MAC randomization for Bluetooth?

For bluetooth low energy (BLE), this site mostly explains the problem: https://blog.bluetooth.com/bluetooth-technology-protecting-your-privacy

To safeguard user privacy, manufacturers can make use of a Bluetooth Smart feature known as “LE Privacy.” This feature causes the MAC address within the advertising packets to be replaced with a random value that changes at timing intervals determined by the manufacturer. Any malicious device(s), placed at intervals along your travel route, would not be able to determine that the series of different, randomly generated MAC addresses received from your device actually relates to the same physical device. It actually looks like a series of different devices, thus, it will not be possible to track you using the advertised MAC address.

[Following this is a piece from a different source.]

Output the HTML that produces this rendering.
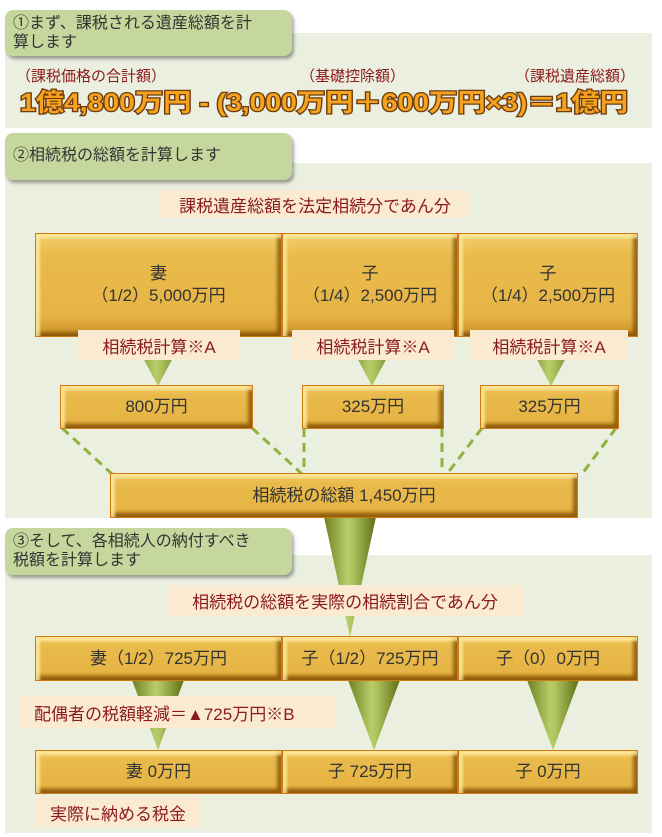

At stack overflow this might be interesting: https://stackoverflow.com/questions/23471364/private-vs-public-addresses-in-bluetooth-low-energy-on-android

To my knowledge all current iPhones implements this. And also many Android (new than 8.0) devices.

And yes, this is only 24 bit of randomness. This can be assumed to be enough. Since your device changed it MAC regularly, a sniffer has a change of 1 / 16.777.216 to guess what is you next MAC.
This (24 bit) is not enough for encryption, but this is not the problem to solve here.

For more information you can also look into the bluetooth core spec section 5.4.5: https://www.bluetooth.com/specifications/bluetooth-core-specification

Also note that a bonded device is capable to resolving the random MAC to the permanent (public) MAC.